FAA medics are pretty forgiving. My first consisted of two questions, of course I was 17 or 18 years old. The first was How do you feel? the second was what color is that trash can over there? :-)
How do you know what your engine is doing if you can't hear it?
There would be some sound if nothing more than just a whine...There would also probably be a low voltage disconnect built in..Kinda like whenever your alternator goes out in your car all non essential stuff would start to shut down; radio first, then the lights finally the engine.
I'd fly an electric for short hops or just around the pattern for kicks any day.......if there are any boomers left standing by the time these get here it will be the way to go for some cheap flight. The feds need to get off their rears and pass the driver license medical for 3rd class and we can have some fun.
No thanks. I found out recently that DMV passed me for a license with vision that took surgery to correct. We don't need that kind of bureaucracy to allow people wit 2 dimensional thinking into the 3 dimensional world of aviation. Further, I can't imagine some of the people I've driven in an automobile with in the cockpit of an airplane.
Light Sport has had the drivers license medical for the last 12 years. No accidents reported due to medical problems......fully support medical checks for commercial pilots.....but several of them have passed those checks and died shortly after in the cockpit........

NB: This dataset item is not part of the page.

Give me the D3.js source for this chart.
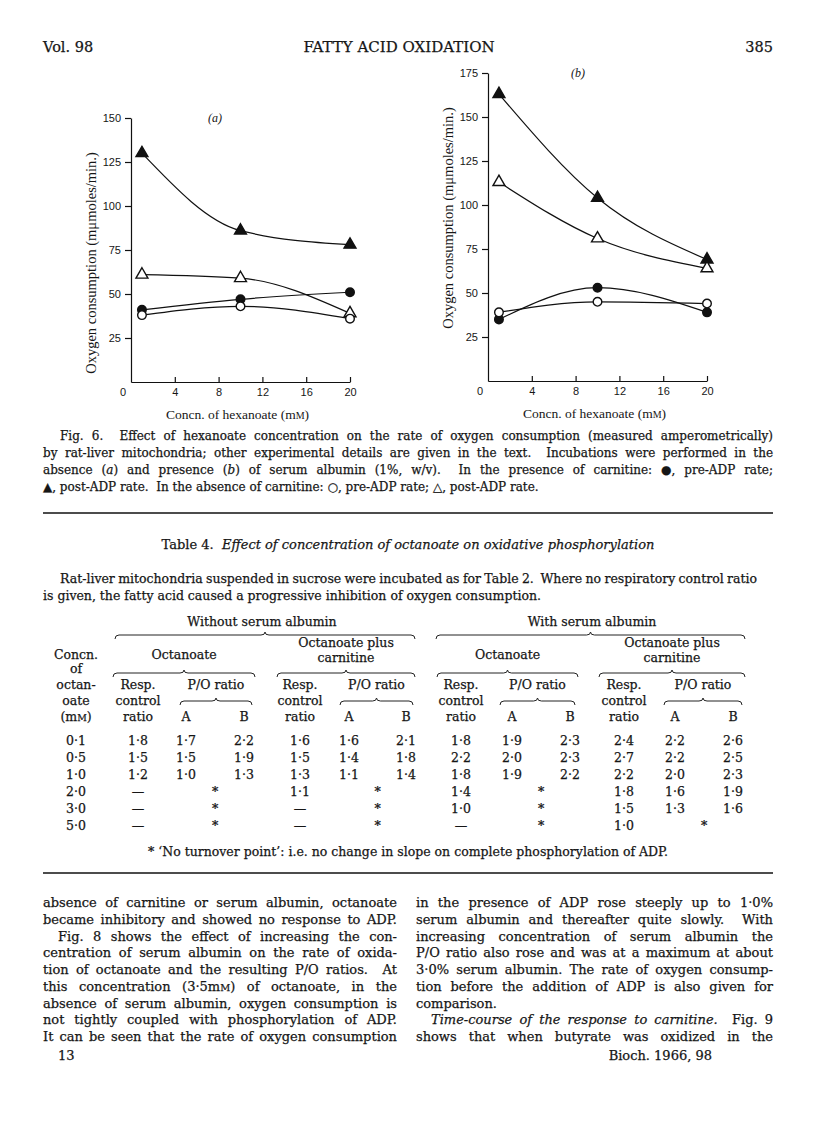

I've known pilots and non pilots alike who died of a heart attack, within 12 hours of having their heart checked. I don't abide with the idea that just anyone can or should pilot an aeroplane and a physical seemed to cull out some of the would be incidents if only for interest and the extra steps to get a biannual check up. I have never thought of medics as magicians or sooth sayers and can predict the future. It's more on the idea that, "if you really wanna fly you gotta'...". I've been a professional pilot, i've been a professional driver and I've been a professional Marine Captain. I'vr seen son people who shouldn't have a license to drive a car and I dare say so have you. Those types have to be culled from the practitioners. I made plenty of errors while learning how to fly, but knew I had to correct the errors and keep them out of my flying repertoire. the Physical requirement just adds one more thing to get over and through. A class physical for an ATR never kept them from drinking and flying, but the hoops and hurdles kept some from even trying.